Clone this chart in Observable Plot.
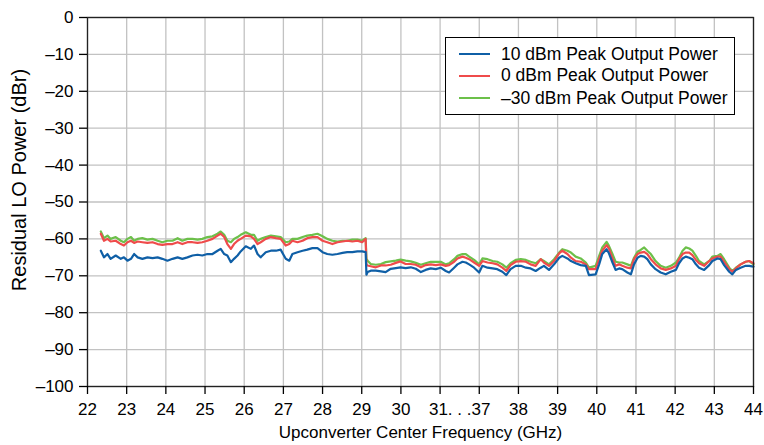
<!DOCTYPE html>
<html><head><meta charset="utf-8">
<script src="https://cdn.jsdelivr.net/npm/d3@7"></script>
<script src="https://cdn.jsdelivr.net/npm/@observablehq/plot@0.6"></script>
<style>
body{margin:0;background:#fff;}
#wrap{position:relative;width:764px;height:445px;font-family:"Liberation Sans",Arial,Helvetica,sans-serif;color:#000;}
#legend{position:absolute;left:445px;top:37px;width:290px;height:78px;border:1px solid #000;background:#fff;box-sizing:border-box;}
#legend .row{position:absolute;left:0;height:22px;display:flex;align-items:center;font-size:17.5px;white-space:nowrap;}
#legend .sw{width:31px;height:2px;margin-left:13px;margin-right:11px;}
#ytitle{position:absolute;left:0;top:0;font-size:20px;white-space:nowrap;transform-origin:0 0;}
</style></head><body><div id="wrap"></div>
<script>
// ---- data (frequency in GHz, residual LO power in dBr) ----
const freqGHz = [
22.34,22.42,22.51,22.59,22.72,22.85,22.93,23.02,23.11,23.19,23.28,23.40,23.53,23.66,23.79,23.91,24.04,24.17,24.30,24.42,24.55,24.68,24.81,24.93,25.06,25.19,25.32,25.40,25.49,25.57,25.66,25.74,25.83,25.91,26.04,26.17,26.25,26.34,26.42,
26.55,26.68,26.81,26.93,27.06,27.15,27.23,27.36,27.49,27.61,27.74,27.87,28.00,28.12,28.25,28.38,28.51,28.63,28.76,28.89,29.01,29.10,29.12,29.15,29.23,29.36,29.49,29.61,29.74,29.87,29.99,30.12,30.25,30.38,30.51,
30.63,30.76,30.89,31.10,31.87,32.38,33.15,33.66,34.43,34.94,35.45,36.21,36.98,37.08,37.21,37.34,37.46,37.59,37.69,37.80,37.93,38.06,38.19,38.31,38.44,38.57,38.65,38.78,38.91,39.04,39.12,39.25,39.34,39.46,39.59,39.72,39.80,
39.97,40.06,40.14,40.25,40.31,40.40,40.48,40.57,40.65,40.78,40.87,40.95,41.04,41.12,41.21,41.29,41.38,41.50,41.63,41.76,41.89,42.02,42.10,42.19,42.27,42.36,42.44,42.53,42.61,42.74,42.87,42.95,43.08,43.16,43.25,43.38,43.46,43.55,43.67,43.80,43.89,44.00];

const peak10dBm = [
-63.2,-65.0,-64.1,-65.4,-64.5,-65.4,-65.0,-65.9,-65.4,-64.1,-65.0,-65.4,-65.0,-65.2,-65.0,-65.4,-65.9,-65.4,-65.0,-65.4,-65.0,-64.5,-64.3,-64.5,-64.1,-64.1,-63.2,-62.7,-64.1,-64.5,-66.3,-65.4,-64.5,-63.4,-62.0,-62.7,-61.8,-64.1,-65.0,
-63.6,-63.2,-63.2,-62.9,-65.4,-65.9,-64.1,-63.6,-63.2,-62.9,-62.5,-62.5,-63.6,-64.1,-64.3,-64.1,-63.8,-63.6,-63.6,-63.4,-63.4,-63.6,-69.7,-69.0,-68.6,-68.6,-68.8,-69.0,-68.1,-67.9,-67.7,-67.9,-67.7,-68.1,-69.0,
-68.4,-68.0,-68.2,-67.8,-68.7,-69.1,-67.8,-66.9,-66.2,-66.4,-66.9,-67.8,-69.1,-67.3,-67.8,-68.0,-68.2,-68.9,-69.8,-68.2,-67.3,-67.3,-67.8,-68.0,-68.7,-67.8,-67.3,-68.4,-66.9,-65.1,-64.6,-65.3,-66.0,-66.6,-67.1,-67.3,-69.8,
-69.6,-66.9,-64.1,-62.8,-63.9,-66.4,-68.4,-68.0,-68.2,-69.1,-69.6,-66.9,-65.1,-64.6,-64.8,-65.5,-66.9,-68.2,-69.1,-69.6,-68.9,-68.4,-66.6,-65.3,-64.8,-65.1,-65.5,-66.9,-67.8,-68.4,-67.1,-66.0,-65.3,-65.5,-67.1,-68.9,-69.6,-68.4,-67.8,-67.3,-67.3,-67.5];

const peak0dBm = [
-58.6,-60.5,-60.0,-60.7,-60.5,-61.4,-61.8,-60.9,-60.5,-61.1,-60.7,-60.9,-61.1,-60.9,-61.4,-61.6,-61.4,-61.4,-60.9,-61.4,-60.9,-60.9,-61.1,-60.9,-60.5,-60.0,-59.1,-58.6,-59.5,-61.4,-62.7,-61.4,-60.5,-60.0,-59.1,-59.3,-60.0,-61.4,-60.9,
-60.0,-59.5,-59.8,-60.0,-61.8,-61.4,-60.5,-60.9,-60.5,-59.8,-59.5,-59.5,-60.5,-60.9,-61.4,-60.9,-60.7,-60.5,-60.7,-60.5,-60.9,-60.0,-67.0,-67.2,-67.4,-67.7,-67.2,-67.2,-67.0,-66.5,-66.1,-66.8,-66.8,-67.0,-67.7,
-67.1,-66.9,-67.1,-66.9,-67.3,-67.1,-66.2,-65.3,-64.8,-65.1,-65.5,-66.4,-67.3,-66.0,-66.4,-66.6,-66.9,-67.8,-68.7,-67.1,-66.2,-66.0,-66.2,-66.9,-67.3,-65.5,-66.4,-67.3,-66.0,-63.9,-63.2,-64.1,-65.1,-66.0,-66.2,-66.9,-68.2,
-68.2,-65.5,-63.2,-61.7,-62.6,-65.3,-67.3,-66.9,-67.3,-67.8,-68.0,-65.5,-64.1,-63.7,-63.5,-64.1,-65.5,-66.9,-68.0,-68.4,-68.0,-67.3,-65.5,-64.1,-63.7,-63.7,-64.4,-65.7,-66.6,-67.3,-66.0,-65.3,-64.8,-64.8,-66.2,-68.2,-68.9,-68.0,-66.9,-66.2,-66.0,-66.6];

const peakMinus30dBm = [
-58.0,-59.8,-59.1,-60.0,-59.5,-60.5,-60.9,-60.0,-59.5,-60.5,-60.0,-59.8,-60.2,-60.0,-60.5,-60.9,-60.5,-60.5,-59.8,-60.5,-60.0,-60.0,-60.2,-60.0,-59.5,-59.3,-58.6,-58.0,-58.9,-60.5,-60.9,-60.0,-59.5,-58.9,-58.2,-58.9,-58.9,-60.5,-60.0,
-59.5,-59.1,-59.3,-59.5,-60.9,-60.7,-60.0,-60.0,-59.5,-59.1,-58.9,-58.6,-59.3,-60.0,-60.5,-60.7,-60.5,-60.5,-60.2,-60.2,-60.5,-59.8,-65.4,-65.9,-66.8,-67.0,-66.8,-66.3,-66.1,-65.9,-65.6,-65.9,-66.1,-66.5,-67.0,
-66.6,-66.2,-66.2,-66.2,-66.9,-66.6,-65.5,-64.6,-64.1,-64.1,-64.8,-65.7,-66.9,-65.3,-65.5,-66.0,-66.2,-66.9,-67.8,-66.6,-65.7,-65.5,-65.7,-66.2,-66.6,-65.5,-66.0,-66.9,-65.5,-63.7,-62.8,-63.2,-63.7,-64.8,-65.3,-66.4,-67.8,
-67.3,-64.6,-62.3,-60.8,-61.9,-64.1,-66.2,-66.4,-66.4,-66.9,-67.3,-65.1,-63.5,-63.0,-62.3,-63.2,-64.1,-66.0,-67.3,-67.8,-67.3,-66.4,-65.1,-63.2,-62.3,-62.6,-63.2,-64.6,-66.0,-66.9,-66.0,-64.8,-64.6,-64.1,-65.5,-67.8,-68.7,-67.8,-66.9,-66.2,-66.0,-66.9];

const seriesNames = ["10 dBm Peak Output Power", "0 dBm Peak Output Power", "\u201330 dBm Peak Output Power"];
const seriesColors = ["#0f5fa6", "#ef4b4b", "#6cc04a"];
const xTicks = [22,23,24,25,26,27,28,29,30,31,37,38,39,40,41,42,43,44];
const xBreakLabel = "31. . .37";
const xBreakAt = 34;
const yTicks = [0,-10,-20,-30,-40,-50,-60,-70,-80,-90,-100];
const xTitle = "Upconverter Center Frequency (GHz)";
const yTitle = "Residual LO Power (dBr)";

// ---- build table ----
const valueSets = [peak10dBm, peak0dBm, peakMinus30dBm];
const drawOrder = [2, 1, 0];
const rows = [];
for (const s of drawOrder) {
  freqGHz.forEach((f, i) => rows.push({f, v: valueSets[s][i], s: seriesNames[s]}));
}

const W = 764, H = 445, mL = 87, mR = 11, mT = 17, mB = 59;
const unit = (W - mL - mR) / 17;
const fmtY = d => d < 0 ? "\u2013" + (-d) : String(d);

const chart = Plot.plot({
  width: W, height: H,
  marginLeft: mL, marginRight: mR, marginTop: mT, marginBottom: mB,
  style: {fontFamily: "'Liberation Sans', Arial, Helvetica, sans-serif", fontSize: "17px", color: "#000", background: "#fff"},
  x: {type: "linear", domain: [22, 31, 37, 44], range: [mL, mL + 9 * unit, mL + 10 * unit, W - mR]},
  y: {domain: [-100, 0]},
  color: {domain: seriesNames, range: seriesColors},
  marks: [
    Plot.gridX(xTicks, {stroke: "#c2c2c2", strokeOpacity: 1, strokeWidth: 1.3}),
    Plot.gridY(yTicks, {stroke: "#c2c2c2", strokeOpacity: 1, strokeWidth: 1.3}),
    Plot.line(rows, {x: "f", y: "v", z: "s", stroke: "s", strokeWidth: 2.2, curve: "linear"}),
    Plot.frame({stroke: "#222", strokeWidth: 1.3}),
    Plot.axisX(xTicks, {tickSize: 8, tickPadding: 8, strokeWidth: 1.3,
      tickFormat: d => (d === 31 || d === 37) ? "" : String(d),
      label: xTitle, labelAnchor: "center", labelArrow: "none", labelOffset: 51}),
    Plot.axisX([xBreakAt], {tickSize: 0, tickPadding: 16, tickFormat: () => xBreakLabel, label: null}),
    Plot.axisY(yTicks, {tickSize: 8, tickPadding: 6, strokeWidth: 1.3, tickFormat: fmtY, label: null})
  ]
});

const wrap = document.getElementById("wrap");
wrap.appendChild(chart);

// y title (rotated)
const yt = document.createElement("div");
yt.id = "ytitle";
yt.textContent = yTitle;
wrap.appendChild(yt);
const ytw = yt.getBoundingClientRect().width;
const ytCenter = 180;
yt.style.transform = `translate(8px, ${ytCenter + ytw / 2}px) rotate(-90deg)`;

// legend
const lg = document.createElement("div");
lg.id = "legend";
const rowTops = [5, 26.5, 49];
seriesNames.forEach((name, i) => {
  const r = document.createElement("div");
  r.className = "row";
  r.style.top = rowTops[i] + "px";
  const sw = document.createElement("span");
  sw.className = "sw";
  sw.style.background = seriesColors[i];
  const t = document.createElement("span");
  t.textContent = name;
  r.appendChild(sw); r.appendChild(t);
  lg.appendChild(r);
});
wrap.appendChild(lg);
</script>
</body></html>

──────

Report all lines of the data above that include the string "chart".

Clone this chart in Observable Plot.
const chart = Plot.plot({
wrap.appendChild(chart);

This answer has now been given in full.